The evaluation results indicate that the DRL approaches outperform existing heuristics. Interestingly, the distributed approaches (D3-CoMP and DD-CoMP) learn faster, but the centralized approach (DeepCoMP) ultimately achieves better performance when given enough training time. The lecture emphasizes that these results are promising but have only been shown in simplified scenarios so far.

A significant portion of the lecture discusses the challenges in evaluating ML systems in network contexts. Prof. Karl contrasts simulation and emulation approaches, discussing tools like MiniNet, ContainerNet, and FaultyNet for network emulation. MiniNet is a wildly used network emulator, while ContainerNet enables it to create performance-limited points of presence for service chains using Docker containers, and FaultyNet injects fault into the network for a more realistic emulation. To make FaultyNet usable for machine learning, a GPU integration is currently in development at the chair and almost ready for release.

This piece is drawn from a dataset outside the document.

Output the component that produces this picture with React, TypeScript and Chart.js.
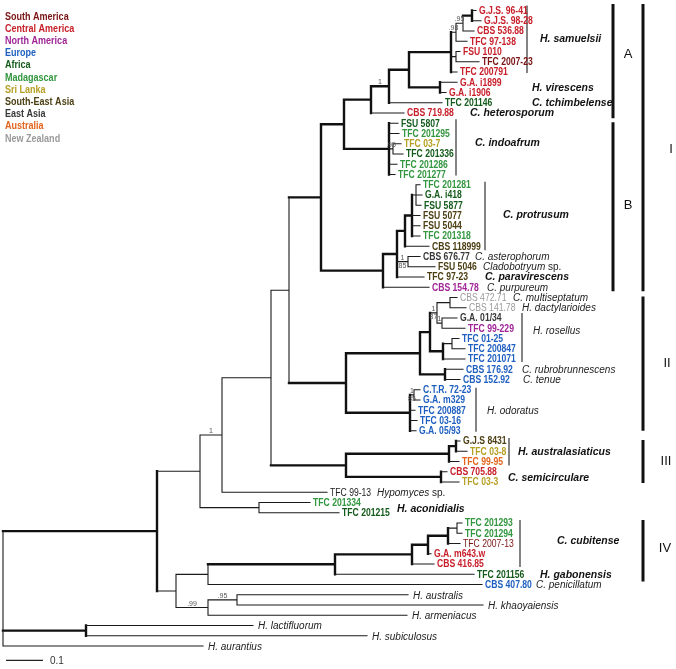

Figure 5: Discrete event simulator [projectguideline.com]

Another approach is the evaluation by simulation using discrete event simulators like NS/3 or OmNet++. Unfortunately, they are challenging to use with ML frameworks because they are typically written in different programming languages (C++ vs. Python). With NS/3-AI there exist a Python integration of NS/3, but it is not really a usable option since it lacks important features of the standalone version. The DEFIANCE Bachelor project of Prof. Karl’s chair currently works on a solution to solve this.

Outlook

The latter part of the lecture explores future research directions, flipping the perspective to consider how networks can help ML, not just how ML can help networks. This includes challenges in distributed ML training and inference within networks, and optimizing resource allocation for competing ML training runs. Prof. Karl presents an example problem of allocating resources between two models that need continuous retraining, considering factors like diminishing returns of reward over learning episodes.

The lecture concludes by emphasizing that while ML techniques show great promise in improving mobile network operations, there are still many challenges to overcome. The integration of ML and networking opens up a rich area for future research, with many degrees of freedom in distributed ML workloads presenting opportunities for optimization. The intersection of ML and networking is a complex but potentially very rewarding area of study, with practical applications in improving the performance and efficiency of mobile networks.

Nevertheless, Prof. Karl concludes by emphasizing that while machine learning is exciting, its successful application to networking requires deep domain knowledge. The real challenges lie in understanding system details, data availability, and building robust evaluation tools. Simply getting something to “work in Python” is insufficient for serious research. This underscores the need for rigorous, domain-specific approaches when applying ML to complex network systems, highlighting the importance of engaging deeply with both ML techniques and network intricacies.